June 25, 2020

Shabbat 73

Within today’s daf (Shabbat 73a) is the Mishna (Shabbat 7:2) listing all of the 39 prohibited Shabbat Melachot. Yet rather than simply stating that there are 39 melachot, the Mishna uses a roundabout phrase of ארבעים חסר אחת – forty minus one, and this leads a number of commentaries to consider why it does so.

According to the Tosfot Yom Tov in his commentary to Mishna Shabbat 7:2, this phraseology is related to the laws of malkot (lashes) where, while the Torah informs us that a person deserving of such a punishment should receive בְּמִסְפָּר אַרְבָּעִים (Devarim 25:2-3), the Chachamim (Mishna Makkot 3:10) interpret this phrase to mean a maximum of ארבעים חסר אחת – forty minus one, which then leads Rava to observe ‘How foolish are those people who stand before a Torah scroll that passes before them and yet they do not stand before a great man (i.e. a Torah Sage), for in the Torah it is written that a person should receive forty lashes, yet the Sages came and subtracted one’ (Makkot 22b). What we learn from here is that the phrase ארבעים חסר אחת, while referring directly to a corporal punishment, also communicates a message of interpreting the Torah in a manner that expresses restraint, mercy, and a desire to minimize punishment wherever possible.

However, when we read the first lines of our Gemara (Shabbat 73b), a very different message is received. Having asked why the Mishna informs us of the number of prohibited Shabbat Melachot, the Gemara answers by citing the opinion of Rabbi Yochanan who states that this was done ‘to teach that if someone performed all of them (i.e. the 39 Melachot) in one lapse of awareness, they are obligated [to bring a sin offering] for each and every one [of the Melachot]’, meaning that, at least according to Rabbi Yochanan’s understanding of the Torah’s requirements, the enumeration of the Shabbat laws teaches us about maximising the number of sacrifices that a person needs to bring.

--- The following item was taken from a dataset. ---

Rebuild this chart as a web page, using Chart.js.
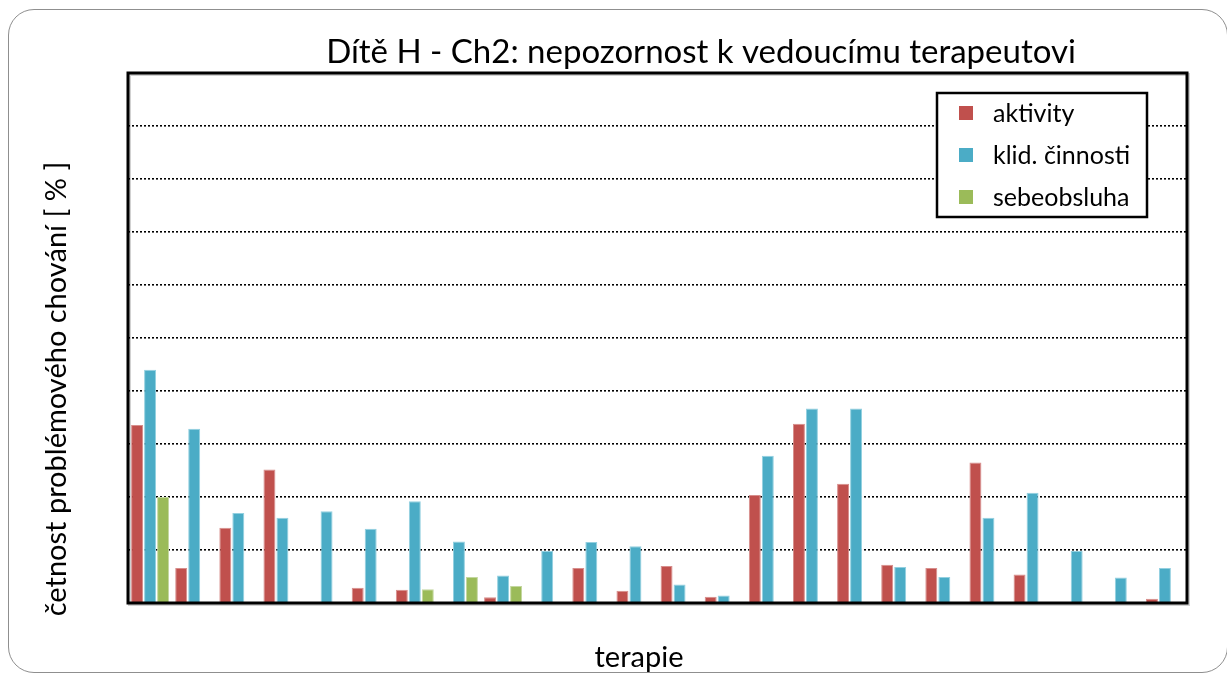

Of course, these cases are not quite the same. Nevertheless, especially as the Tosfot Yom Tov and others insist on associating these two teachings, one cannot ignore how ארבעים חסר אחת is used in one instance to teach about minimization, while the other usage of ארבעים חסר אחת is understood as teaching about maximisation, and to makes sense of this, I would like to refer to a profound interpretation of the opening words of the Torah as presented by Rabbi Sacks who writes:

“There is a famous rabbinic commentary to the first word of the Torah: Bereishit. God created the world, said the sages, not ‘in’ the beginning, but ‘for’ the beginning; for the sake of two things which are called ‘reishit’ – beginning: For the sake of Torah which is called ‘reishit darko’ (the beginning of God’s way – see Mishlei 8:22); and for the sake of the Jewish people, which is called ‘reishit tevu’ato’ (the beginning of God’s harvest – see Yirmiyahu 2:3)… The supreme halakhic task is…to mediate between them. Which takes precedence in a practical conflict between Jewish law and the Jewish people? This is the ultimate halakhic question.”

In terms of the use of ארבעים חסר אחת in Mishna Makkot, it is clear that the ‘reishit’ representing the needs of the Jewish people overrides the ‘reishit’ of a literal reading of the Torah, whereas in the case of ארבעים חסר אחת in Mishna Shabbat, it seems – at least according to Rabbi Yochanan – that the ‘reishit’ representing the respect we must have for Torah law overrides the ‘reishit’ of the Jewish people. But Rabbi Sacks explains, it is not always clear which should take precedence – which is why this is ‘the ultimate halakhic question’.